Des notes timides au sax, des quasi-percussions, des crépitements au violon, puis les deux instruments se fondent, s’éloignent, se retrouvent dans un mouvement où nous frôlons la perte nos repères : « Connexe » (piste proposée à l’écoute plus bas).

Je ne sais si la quasi fusion Nicolas Souchal - Michael Nick nous a déjà faire croire à ce point en la présence d’une console électronique (« Apnée-d’Aphnée »). Mais n’étaient-ils que deux ? Peut-être au début. Puis le sax émerge, se substitue à la trompette, entre en fusion-distorsion avec le violon. Il est rejoint par les irisations, les scintillances de Jean-Luc Cappozzo, complétées ensuite par celles de Nicolas Souchal.
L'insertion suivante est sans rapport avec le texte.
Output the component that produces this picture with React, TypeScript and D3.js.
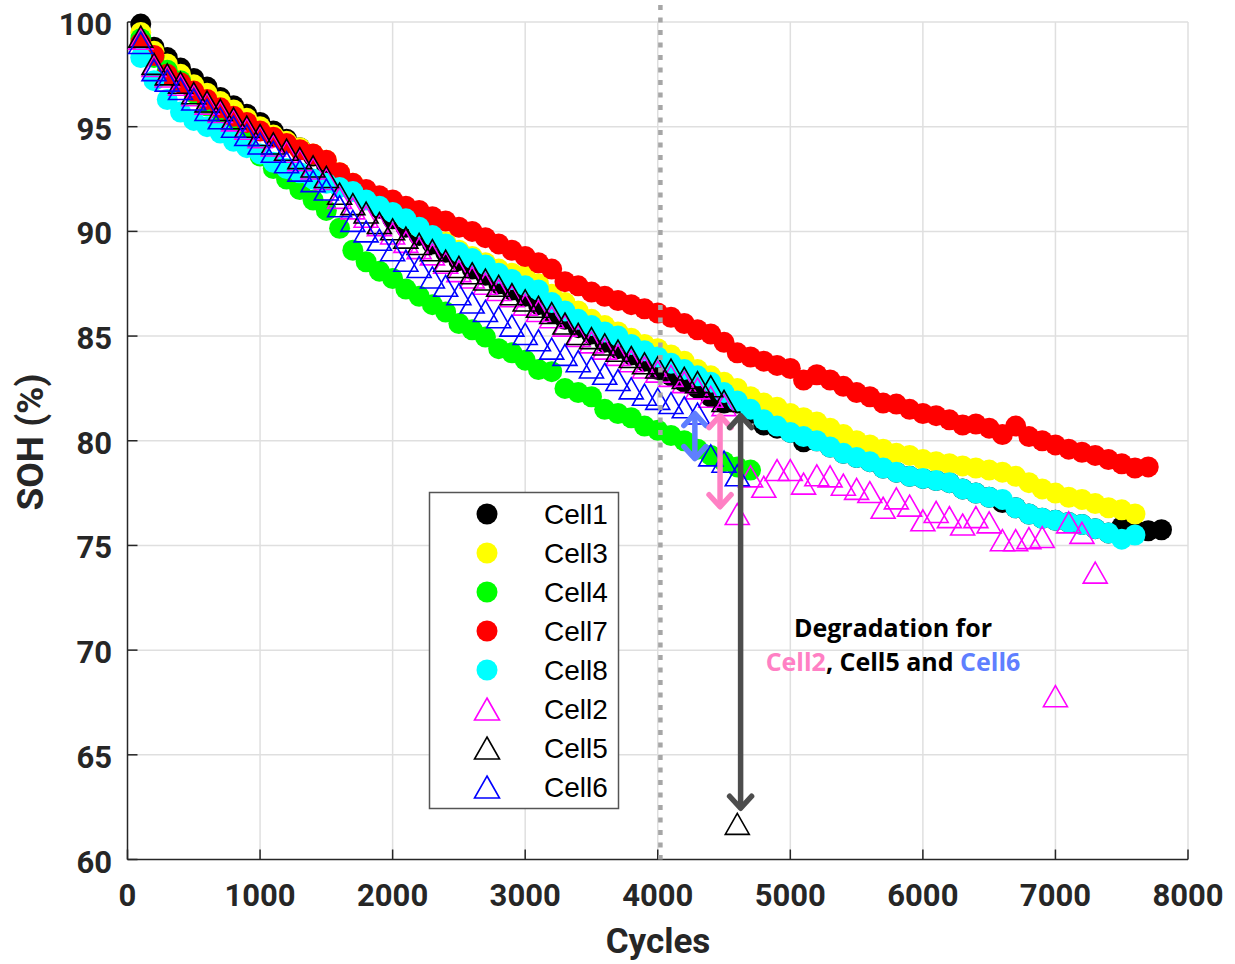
import React from "react";
import * as d3 from "d3";

const CYCLES = [
  100, 200, 300, 400, 500, 600, 700, 800, 900, 1000,
  1100, 1200, 1300, 1400, 1500, 1600, 1700, 1800, 1900, 2000,
  2100, 2200, 2300, 2400, 2500, 2600, 2700, 2800, 2900, 3000,
  3100, 3200, 3300, 3400, 3500, 3600, 3700, 3800, 3900, 4000,
  4100, 4200, 4300, 4400, 4500, 4600, 4700, 4800, 4900, 5000,
  5100, 5200, 5300, 5400, 5500, 5600, 5700, 5800, 5900, 6000,
  6100, 6200, 6300, 6400, 6500, 6600, 6700, 6800, 6900, 7000,
  7100, 7200, 7300, 7400, 7500, 7600, 7700, 7800,
];

const CELL1 = [
  99.9, 98.8, 98.3, 97.8, 97.3, 96.9, 96.4, 96.0, 95.6, 95.2,
  94.8, 94.4, 94.0, 93.6, 93.2, 92.7, 92.1, 91.6, 91.1, 90.6,
  90.2, 89.8, 89.4, 89.0, 88.6, 88.2, 87.9, 87.5, 87.2, 86.9,
  86.5, 86.1, 85.8, 85.4, 85.1, 84.7, 84.4, 84.1, 83.8, 83.4,
  83.1, 82.8, 82.5, 82.1, 81.8, 81.8, 81.3, 80.75, 80.6, 80.4,
  79.95, 80.0, 79.7, 79.4, 79.2, 79.0, 78.7, 78.5, 78.3, 78.2,
  78.1, 78.0, 77.7, 77.5, 77.3, 77.05, 76.8, 76.5, 76.3, 76.2,
  76.1, 76.0, 75.8, 75.6, 75.9, 75.75, 75.7, 75.75,
];

const CELL3 = [
  99.5, 98.6, 98.0, 97.5, 97.0, 96.6, 96.2, 95.8, 95.4, 95.0,
  94.6, 94.3, 94.0, 93.7, 93.4, 92.8, 92.3, 91.9, 91.4, 91.0,
  90.6, 90.2, 89.8, 89.5, 89.1, 88.8, 88.5, 88.2, 88.0, 87.9,
  87.5, 87.0, 86.6, 86.2, 85.8, 85.5, 85.2, 84.9, 84.6, 84.4,
  84.1, 83.8, 83.4, 83.1, 82.8, 82.5, 82.1, 81.8, 81.6, 81.3,
  81.1, 80.9, 80.6, 80.3, 80.0, 79.8, 79.6, 79.4, 79.3, 79.1,
  79.0, 78.9, 78.8, 78.7, 78.6, 78.5, 78.3, 78.0, 77.7, 77.5,
  77.3, 77.2, 77.0, 76.8, 76.7, 76.5,
];

const CELL4 = [
  99.2, 98.3, 97.7, 97.2, 96.6, 96.0, 95.5, 95.0, 94.4, 93.6,
  93.0, 92.5, 92.0, 91.5, 91.0, 90.15, 89.1, 88.55, 88.1, 87.75,
  87.25, 86.9, 86.5, 86.15, 85.6, 85.3, 84.95, 84.4, 84.2, 83.85,
  83.4, 83.3, 82.5, 82.3, 82.1, 81.5, 81.3, 81.1, 80.7, 80.5,
  80.25, 80.0, 79.6, 79.3, 79.0, 78.75, 78.6,
];

const CELL7 = [
  99.0, 98.4, 97.5, 97.1, 96.7, 96.3, 95.9, 95.5, 95.2, 94.8,
  94.5, 94.2, 93.9, 93.7, 93.4, 92.8, 92.3, 92.0, 91.7, 91.5,
  91.2, 91.0, 90.7, 90.5, 90.2, 90.0, 89.7, 89.4, 89.1, 88.8,
  88.5, 88.2, 87.6, 87.4, 87.1, 86.9, 86.7, 86.5, 86.3, 86.1,
  85.9, 85.6, 85.3, 85.1, 84.7, 84.2, 84.0, 83.8, 83.6, 83.45,
  82.9, 83.15, 82.9, 82.6, 82.3, 82.1, 81.8, 81.75, 81.5, 81.3,
  81.2, 81.0, 80.75, 80.8, 80.6, 80.3, 80.7, 80.2, 80.0, 79.8,
  79.6, 79.45, 79.3, 79.1, 78.9, 78.7, 78.75,
];

const CELL8 = [
  98.3, 97.2, 96.3, 95.7, 95.3, 95.0, 94.7, 94.3, 94.0, 93.7,
  93.3, 93.0, 92.8, 92.5, 92.3, 92.1, 91.9, 91.5, 91.2, 90.9,
  90.6, 90.2, 89.8, 89.4, 89.0, 88.7, 88.4, 88.0, 87.7, 87.4,
  87.2, 86.6, 86.2, 85.8, 85.5, 85.2, 85.0, 84.6, 84.3, 84.0,
  83.7, 83.4, 83.1, 82.8, 82.3, 81.9, 81.5, 81.0, 80.7, 80.4,
  80.2, 80.0, 79.7, 79.4, 79.2, 79.0, 78.7, 78.5, 78.3, 78.2,
  78.1, 78.0, 77.7, 77.5, 77.3, 77.2, 76.8, 76.5, 76.3, 76.2,
  76.1, 76.0, 75.8, 75.6, 75.3, 75.5,
];

const CELL2 = [
  99.2, 97.9, 97.4, 97.0, 96.5, 96.1, 95.7, 95.3, 94.9, 94.5,
  94.1, 93.8, 93.4, 93.0, 92.5, 91.6, 91.1, 90.7, 90.3, 89.9,
  89.5, 89.2, 88.9, 88.5, 88.1, 87.8, 87.5, 87.2, 86.9, 86.5,
  86.2, 85.9, 85.5, 85.0, 84.7, 84.4, 84.1, 83.8, 83.5, 83.3,
  83.1, 82.8, 82.5, 82.1, 81.7, 76.5, 78.3, 77.8, 78.6, 78.6,
  77.95, 78.35, 78.3, 77.9, 77.7, 77.55, 76.8, 77.25, 76.9, 76.2,
  76.6, 76.35, 76.0, 76.35, 76.1, 75.25, 75.25, 75.35, 75.4, 67.8,
  76.1, 75.6, 73.7,
];

const CELL5 = [
  99.3, 98.0, 97.5, 97.1, 96.6, 96.2, 95.8, 95.4, 95.0, 94.6,
  94.2, 93.9, 93.5, 93.1, 92.6, 91.8, 91.3, 90.9, 90.4, 90.1,
  89.7, 89.4, 89.1, 88.6, 88.3, 88.0, 87.7, 87.4, 87.0, 86.7,
  86.4, 86.1, 85.6, 85.1, 84.9, 84.6, 84.3, 84.0, 83.7, 83.5,
  83.4, 83.0, 82.8, 82.6, 81.9, 61.7,
];

const CELL6 = [
  99.0, 97.7, 97.2, 96.8, 96.3, 95.8, 95.4, 95.0, 94.6, 94.2,
  93.8, 93.3, 92.9, 92.4, 92.0, 91.2, 90.5, 90.0, 89.6, 89.1,
  88.6, 88.3, 87.8, 87.4, 87.0, 86.6, 86.2, 85.9, 85.5, 85.1,
  84.8, 84.4, 84.1, 83.8, 83.5, 83.2, 82.9, 82.5, 82.2, 82.0,
  81.8, 81.6, 81.3, 79.3, 79.0, 78.35,
];

const X_TICKS = [0, 1000, 2000, 3000, 4000, 5000, 6000, 7000, 8000];
const Y_TICKS = [60, 65, 70, 75, 80, 85, 90, 95, 100];

type Series = { name: string; values: number[]; color: string; shape: "circle" | "triangle" };

const CIRCLE_SERIES: Series[] = [
  { name: "Cell1", values: CELL1, color: "#000000", shape: "circle" },
  { name: "Cell3", values: CELL3, color: "#ffff00", shape: "circle" },
  { name: "Cell4", values: CELL4, color: "#00ff00", shape: "circle" },
  { name: "Cell7", values: CELL7, color: "#ff0000", shape: "circle" },
  { name: "Cell8", values: CELL8, color: "#00ffff", shape: "circle" },
];
const TRIANGLE_SERIES: Series[] = [
  { name: "Cell2", values: CELL2, color: "#ff00ff", shape: "triangle" },
  { name: "Cell5", values: CELL5, color: "#000000", shape: "triangle" },
  { name: "Cell6", values: CELL6, color: "#0000ff", shape: "triangle" },
];
const ALL_SERIES = [...CIRCLE_SERIES, ...TRIANGLE_SERIES];

// annotation arrows: [cycle, top SOH, bottom SOH, colour]
const ARROWS: [number, number, number, string][] = [
  [4280, 81.35, 79.1, "#5f7fff"],
  [4470, 81.25, 76.8, "#ff80c4"],
  [4625, 81.25, 62.4, "#4d4d4d"],
];
const DIVIDER_CYCLE = 4020;

const W = 1235;
const H = 964;
const L = 127.5, R = 1188, T = 22, B = 859.5;
const AX = "#262626";
const TICK_FONT = "Roboto, 'Liberation Sans', Arial, sans-serif";

const x = d3.scaleLinear().domain([0, 8000]).range([L, R]);
const y = d3.scaleLinear().domain([60, 100]).range([B, T]);

const R_CIRCLE = 10.5;
const TRI_W = 24, TRI_H = 21;
const triPath = `M0,${-TRI_H / 2}L${TRI_W / 2},${TRI_H / 2}L${-TRI_W / 2},${TRI_H / 2}Z`;

function Marker({ s, cx, cy }: { s: Series; cx: number; cy: number }) {
  if (s.shape === "circle") return <circle cx={cx} cy={cy} r={R_CIRCLE} fill={s.color} />;
  return (
    <path d={triPath} transform={`translate(${cx},${cy})`} fill="none" stroke={s.color} strokeWidth={1.6} />
  );
}

function Arrow({ cx, y1, y2, color }: { cx: number; y1: number; y2: number; color: string }) {
  const hw = 11, hh = 13;
  return (
    <g stroke={color} strokeWidth={5.5} fill="none" strokeLinecap="round" strokeLinejoin="round">
      <line x1={cx} y1={y1 + 2} x2={cx} y2={y2 - 2} />
      <polyline points={`${cx - hw},${y1 + hh} ${cx},${y1 + 1} ${cx + hw},${y1 + hh}`} />
      <polyline points={`${cx - hw},${y2 - hh} ${cx},${y2 - 1} ${cx + hw},${y2 - hh}`} />
    </g>
  );
}

export default function App() {
  const legendX = 429.5, legendY = 492.5, legendW = 189, legendH = 316;
  return (
    <svg
      width={W}
      height={H}
      viewBox={`0 0 ${W} ${H}`}
      style={{ position: "absolute", left: 0, top: 0, background: "#fff" }}
    >
      <rect x={0} y={0} width={W} height={H} fill="#fff" />
      {/* grid */}
      <g stroke="#dfdfdf" strokeWidth={1.5}>
        {X_TICKS.slice(1).map((t) => (
          <line key={"gx" + t} x1={x(t)} x2={x(t)} y1={T} y2={B} />
        ))}
        {Y_TICKS.slice(1).map((t) => (
          <line key={"gy" + t} x1={L} x2={R} y1={y(t)} y2={y(t)} />
        ))}
      </g>
      {/* axes */}
      <g stroke={AX} strokeWidth={1.5}>
        <line x1={L} x2={R} y1={B} y2={B} />
        <line x1={L} x2={L} y1={T} y2={B} />
        {X_TICKS.map((t) => (
          <line key={"tx" + t} x1={x(t)} x2={x(t)} y1={B} y2={B - 10} />
        ))}
        {Y_TICKS.map((t) => (
          <line key={"ty" + t} x1={L} x2={L + 10} y1={y(t)} y2={y(t)} />
        ))}
      </g>
      <g fontFamily={TICK_FONT} fontWeight="bold" fontSize={31} fill={AX}>
        {X_TICKS.map((t) => (
          <text key={"lx" + t} x={x(t)} y={906} textAnchor="middle">
            {t}
          </text>
        ))}
        {Y_TICKS.map((t) => (
          <text key={"ly" + t} x={112} y={y(t) + 13} textAnchor="end">
            {t}
          </text>
        ))}
      </g>
      <text x={658} y={953} textAnchor="middle" fontFamily={TICK_FONT} fontWeight="bold" fontSize={35} fill={AX}>
        Cycles
      </text>
      <text
        transform={`translate(43,442) rotate(-90)`}
        textAnchor="middle"
        fontFamily={TICK_FONT}
        fontWeight="bold"
        fontSize={37}
        fill={AX}
      >
        SOH (%)
      </text>

      {/* data */}
      {ALL_SERIES.map((s) => (
        <g key={s.name}>
          {s.values.map((v, i) => (
            <Marker key={i} s={s} cx={x(CYCLES[i])} cy={y(v)} />
          ))}
        </g>
      ))}

      {/* dotted divider */}
      <line
        x1={x(DIVIDER_CYCLE)}
        x2={x(DIVIDER_CYCLE)}
        y1={5}
        y2={B}
        stroke="#a6a6a6"
        strokeWidth={4.5}
        strokeDasharray="5 7.5"
      />

      {/* arrows */}
      {ARROWS.map(([c, top, bot, col]) => (
        <Arrow key={c} cx={x(c)} y1={y(top)} y2={y(bot)} color={col} />
      ))}

      {/* annotation text */}
      <g fontFamily="'Open Sans', sans-serif" fontWeight={700} fontSize={25} textAnchor="middle">
        <text x={893} y={637} fill="#000">
          Degradation for
        </text>
        <text x={893} y={671}>
          <tspan fill="#ff80c4">Cell2</tspan>
          <tspan fill="#000">, Cell5 and </tspan>
          <tspan fill="#5f7fff">Cell6</tspan>
        </text>
      </g>

      {/* legend */}
      <rect x={legendX} y={legendY} width={legendW} height={legendH} fill="#fff" stroke="#555" strokeWidth={1.5} />
      {ALL_SERIES.map((s, i) => {
        const cy = 514 + i * 39;
        return (
          <g key={"lg" + s.name}>
            {s.shape === "circle" ? (
              <circle cx={487} cy={cy} r={10.5} fill={s.color} />
            ) : (
              <path
                d={`M0,-11L12.5,11L-12.5,11Z`}
                transform={`translate(487,${cy})`}
                fill="none"
                stroke={s.color}
                strokeWidth={1.6}
              />
            )}
            <text
              x={544}
              y={cy + 10}
              fontFamily="'Liberation Sans', Arial, sans-serif"
              fontSize={28}
              fill="#000"
            >
              {s.name}
            </text>
          </g>
        );
      })}
    </svg>
  );
}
Cet album est, en effet, une invitation à étirer, à étendre nos filins sensitifs afin de déceler les paillettes, les veines capillaires, les strates enchevêtrées, pour en déguster l'essence. Nos quatre orfèvres ont une attention affûtée aux moindres esquisses des autres. Le pari, éviter le déjà dit, est alors gagné par ces convergences d'affects, de phrasés et de timbres mouvants. Un pur bonheur procuré par des magiciens du son.
Lors de l’écoute, please, ne rien faire d’autre.